- Given instruction -
Scan the listing below for the word "this" and state how many lines hold it. Write nothing but the number.

- Data extract -
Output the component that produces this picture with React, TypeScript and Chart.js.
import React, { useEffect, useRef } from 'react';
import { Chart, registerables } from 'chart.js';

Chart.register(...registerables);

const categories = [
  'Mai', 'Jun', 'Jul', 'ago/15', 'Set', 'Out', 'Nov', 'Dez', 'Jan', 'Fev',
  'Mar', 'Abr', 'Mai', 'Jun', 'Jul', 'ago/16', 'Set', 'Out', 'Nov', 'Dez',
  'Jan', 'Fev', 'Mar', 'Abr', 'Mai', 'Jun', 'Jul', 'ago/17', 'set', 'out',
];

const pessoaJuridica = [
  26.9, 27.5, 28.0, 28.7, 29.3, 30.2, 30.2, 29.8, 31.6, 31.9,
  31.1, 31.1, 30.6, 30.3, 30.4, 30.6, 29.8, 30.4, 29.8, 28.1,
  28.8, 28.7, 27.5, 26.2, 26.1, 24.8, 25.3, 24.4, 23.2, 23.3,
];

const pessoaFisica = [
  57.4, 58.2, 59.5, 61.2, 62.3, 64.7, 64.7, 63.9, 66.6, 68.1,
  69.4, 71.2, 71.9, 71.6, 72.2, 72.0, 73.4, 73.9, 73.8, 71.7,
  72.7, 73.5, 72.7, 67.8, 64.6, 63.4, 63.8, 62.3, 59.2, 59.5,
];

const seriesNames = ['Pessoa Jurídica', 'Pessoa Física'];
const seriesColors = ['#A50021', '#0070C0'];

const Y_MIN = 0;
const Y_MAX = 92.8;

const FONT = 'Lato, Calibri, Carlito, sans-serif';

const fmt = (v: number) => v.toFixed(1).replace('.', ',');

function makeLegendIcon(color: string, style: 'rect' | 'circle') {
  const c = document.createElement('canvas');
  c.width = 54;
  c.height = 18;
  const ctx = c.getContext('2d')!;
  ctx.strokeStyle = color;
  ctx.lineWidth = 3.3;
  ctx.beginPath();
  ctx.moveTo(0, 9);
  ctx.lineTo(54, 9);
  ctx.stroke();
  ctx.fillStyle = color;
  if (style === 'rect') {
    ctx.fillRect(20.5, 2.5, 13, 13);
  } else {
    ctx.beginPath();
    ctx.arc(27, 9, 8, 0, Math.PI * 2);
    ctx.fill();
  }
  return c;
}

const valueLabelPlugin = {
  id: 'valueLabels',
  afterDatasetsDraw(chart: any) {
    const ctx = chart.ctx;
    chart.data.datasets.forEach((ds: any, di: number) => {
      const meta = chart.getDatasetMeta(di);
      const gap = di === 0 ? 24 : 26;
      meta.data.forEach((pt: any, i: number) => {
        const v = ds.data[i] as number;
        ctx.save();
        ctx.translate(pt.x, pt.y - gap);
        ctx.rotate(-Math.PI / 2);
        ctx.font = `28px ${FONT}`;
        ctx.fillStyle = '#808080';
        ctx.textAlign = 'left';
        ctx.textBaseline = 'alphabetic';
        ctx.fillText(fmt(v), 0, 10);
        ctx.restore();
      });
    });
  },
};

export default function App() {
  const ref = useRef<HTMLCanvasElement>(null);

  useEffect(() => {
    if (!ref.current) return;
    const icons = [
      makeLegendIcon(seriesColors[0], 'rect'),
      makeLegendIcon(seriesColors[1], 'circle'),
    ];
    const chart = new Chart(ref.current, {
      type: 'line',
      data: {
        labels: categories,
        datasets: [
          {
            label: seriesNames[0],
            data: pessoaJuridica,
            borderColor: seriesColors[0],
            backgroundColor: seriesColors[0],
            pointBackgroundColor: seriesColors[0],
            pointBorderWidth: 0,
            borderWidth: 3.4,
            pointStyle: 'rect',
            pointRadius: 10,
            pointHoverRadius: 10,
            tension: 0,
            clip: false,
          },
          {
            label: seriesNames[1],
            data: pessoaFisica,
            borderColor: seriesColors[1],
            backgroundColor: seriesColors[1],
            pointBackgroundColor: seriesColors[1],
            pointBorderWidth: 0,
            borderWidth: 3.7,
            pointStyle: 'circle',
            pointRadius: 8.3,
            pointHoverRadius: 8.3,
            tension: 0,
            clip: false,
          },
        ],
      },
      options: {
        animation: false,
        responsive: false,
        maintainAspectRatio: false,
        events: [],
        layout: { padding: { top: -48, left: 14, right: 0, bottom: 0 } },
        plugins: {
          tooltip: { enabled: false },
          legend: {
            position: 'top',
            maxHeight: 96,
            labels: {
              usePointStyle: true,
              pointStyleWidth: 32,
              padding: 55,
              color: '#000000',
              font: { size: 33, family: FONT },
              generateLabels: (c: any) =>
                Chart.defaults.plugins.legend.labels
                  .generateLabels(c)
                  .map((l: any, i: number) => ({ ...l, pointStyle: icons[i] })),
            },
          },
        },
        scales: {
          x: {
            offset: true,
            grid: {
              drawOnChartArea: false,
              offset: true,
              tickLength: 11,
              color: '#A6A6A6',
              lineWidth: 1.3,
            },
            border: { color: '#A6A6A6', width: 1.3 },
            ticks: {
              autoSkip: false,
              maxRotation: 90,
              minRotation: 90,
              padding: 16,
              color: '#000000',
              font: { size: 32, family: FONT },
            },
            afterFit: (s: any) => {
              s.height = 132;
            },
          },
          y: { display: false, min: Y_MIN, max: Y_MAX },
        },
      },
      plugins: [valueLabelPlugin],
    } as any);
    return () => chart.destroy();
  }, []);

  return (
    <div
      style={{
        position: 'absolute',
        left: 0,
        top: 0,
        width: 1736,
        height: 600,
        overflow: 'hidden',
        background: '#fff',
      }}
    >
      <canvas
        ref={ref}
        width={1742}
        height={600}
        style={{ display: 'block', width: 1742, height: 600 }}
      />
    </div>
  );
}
...
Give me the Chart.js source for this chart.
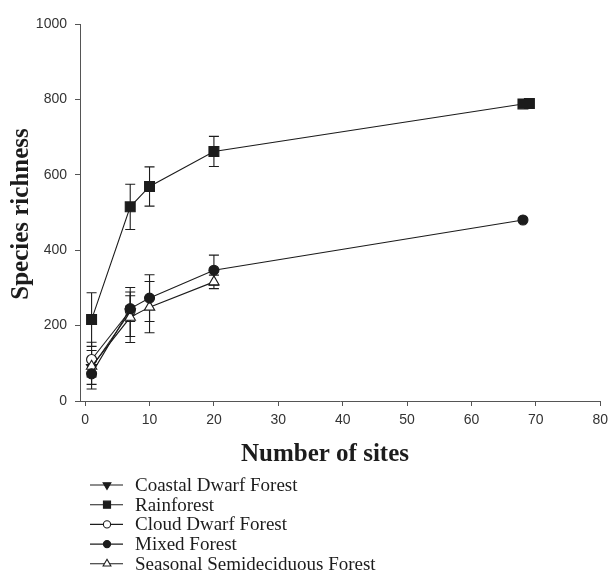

- Correct result -
2